I think the real trick in life is to really embrace how God made you, and your neighbors. To know that everyone in your life has come to you exactly as prescribed. One big moment that reinforced that notion is this story: I had just learned, “Your life is designed for you in the same manner that your eyeglasses are prescribed for you.” It’s a carefully measured calculation. You visit with a trained professional with equipment that carefully measures and grinds the glass, and if they’re done wrong they don’t work. They have to be made correctly.

And so, your life is your pair of glasses. It really is your hashgachah [God’s will for you] ; it really is made exactly for who you are and what you need as your tikkun [spiritual fixing].

So I had just heard this vort [teaching] about the eyeglass prescriptions, and I was at work with someone. And we had very similar glasses. And we both had the habit of taking off our glasses and laying them on the table. And I literally picked up her glasses, put them on my face, and couldn’t see. I was baffled. “What’s wrong? Were my glasses dirty?” I pulled them off, and looked at them, and realized that they were her glasses. And I felt like God was handing me the visceral experience that I had just read in a book.

Author’s (Julie Hauser’s) note:
The essay by Malky Feig, “Making the Mark,” in her book Mirrors and Windows,* explains how when she was in high school, one way the exams were proctored was to give different exams to different students seated near each other. That way, even if someone wanted to cheat, it was impossible. Someone next to her might have had, on the first page of her exam, an essay to write about social studies, while on her own exam, geometry problems were first. It was called the “shuffling system.” She described it as a form of solitary confinement because she was forced to tune out other people’s whispers, and ignore whether or not her friend nearby had turned the first page yet. It was like being together with everyone, yet being on one’s own island. I have highlighted excerpts of the essay to illustrate the point of what the women in this chapter learned and expressed:

By Malky Feig: from her book Mirrors and Windows

…We may be in the same room, seemingly scribbling together, but it’s our own test we’re taking.

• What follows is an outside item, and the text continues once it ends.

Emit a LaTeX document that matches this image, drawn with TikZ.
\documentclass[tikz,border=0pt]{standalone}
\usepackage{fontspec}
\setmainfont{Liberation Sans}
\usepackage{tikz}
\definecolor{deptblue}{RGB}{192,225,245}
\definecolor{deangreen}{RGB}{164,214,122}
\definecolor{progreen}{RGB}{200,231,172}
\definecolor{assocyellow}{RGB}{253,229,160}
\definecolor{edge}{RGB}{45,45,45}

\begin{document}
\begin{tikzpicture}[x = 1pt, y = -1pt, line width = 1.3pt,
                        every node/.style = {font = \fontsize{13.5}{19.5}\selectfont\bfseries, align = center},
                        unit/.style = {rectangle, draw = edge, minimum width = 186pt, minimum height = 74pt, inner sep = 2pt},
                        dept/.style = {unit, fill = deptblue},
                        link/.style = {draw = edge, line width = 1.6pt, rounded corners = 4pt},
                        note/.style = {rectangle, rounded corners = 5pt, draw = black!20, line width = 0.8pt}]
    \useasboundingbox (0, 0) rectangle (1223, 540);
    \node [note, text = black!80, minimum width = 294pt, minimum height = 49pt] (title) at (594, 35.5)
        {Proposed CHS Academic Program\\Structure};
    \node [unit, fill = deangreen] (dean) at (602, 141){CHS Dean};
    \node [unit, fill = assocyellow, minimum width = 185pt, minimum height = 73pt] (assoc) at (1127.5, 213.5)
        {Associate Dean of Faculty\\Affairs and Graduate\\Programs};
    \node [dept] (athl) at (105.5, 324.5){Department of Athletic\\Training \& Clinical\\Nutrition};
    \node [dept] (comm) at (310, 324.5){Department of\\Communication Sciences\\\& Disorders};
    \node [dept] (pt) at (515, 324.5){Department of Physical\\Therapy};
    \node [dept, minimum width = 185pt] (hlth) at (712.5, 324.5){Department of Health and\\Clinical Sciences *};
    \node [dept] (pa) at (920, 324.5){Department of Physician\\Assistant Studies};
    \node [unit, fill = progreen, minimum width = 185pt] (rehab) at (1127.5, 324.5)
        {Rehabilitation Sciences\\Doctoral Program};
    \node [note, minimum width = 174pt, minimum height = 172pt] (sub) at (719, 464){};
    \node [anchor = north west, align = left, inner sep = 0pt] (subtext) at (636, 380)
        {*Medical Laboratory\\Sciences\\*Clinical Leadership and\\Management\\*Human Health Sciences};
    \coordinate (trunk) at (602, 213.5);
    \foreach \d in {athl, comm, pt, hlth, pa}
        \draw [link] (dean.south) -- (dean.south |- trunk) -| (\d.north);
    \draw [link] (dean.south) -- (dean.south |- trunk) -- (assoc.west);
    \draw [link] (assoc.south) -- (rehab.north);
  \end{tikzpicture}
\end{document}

We may be the same age, at the same stage. We may share common friends, budgets, number of children. We may face the same hardships, syndromes, diagnoses. We may live in the same communities, consult the same rabbis, pray in the same shul. We may even be confronted with the same questions.

But it isn’t the same exam we’re taking.

Passing the test that our destiny hands us is not something we can do by looking at the next person’s paper. We cannot copy decisions, transcribe conclusions, imitate resolutions. It’s a tactic doomed to failure.

At times, it’s ever so tempting to raise our eyes from the paper, and steal a furtive glance around the room. What’s everybody else doing?
“Everybody else,” though, is a deceptive consolidation, a mistaken illusion. There is no everybody else. One is tackling Math, another one History. One is taking dikduk [grammar], another Yahadus [Torah Studies]. Each one of us is on another grade level, on a separate assignment.

That person sitting in the next desk may have all the right answers.
For his test.

He may have the supportive family you don’t have, the financial backing, the available time. She may have different physical and emotional needs, different levels of stamina and intelligence. His family may be more demanding, her job less grueling, their house more accommodating. They may have a child with special needs, a health consideration you don’t know about, a rabbi or rebbe guiding them in a certain direction.

Copy them, and you’ve failed.

We have to look inward, weigh our own personal set of variables, and figure out the answers to our individual challenges. We may have to pause when others are jotting confidently; we may have to sit over a question long after the others have gone out to recess, but we’ve got to figure it out for ourselves.

For ourselves; fortunately, not by ourselves. Because the Ultimate Proctor bears no resemblance to His mortal counterparts. He shuffles the students and hands out the papers. And then He helps us get through the questions. One at a time…

Excerpted From Mirrors and Windows, by Malky Feig, Mesorah Publications, Ltd., 2005, reprinted with permission.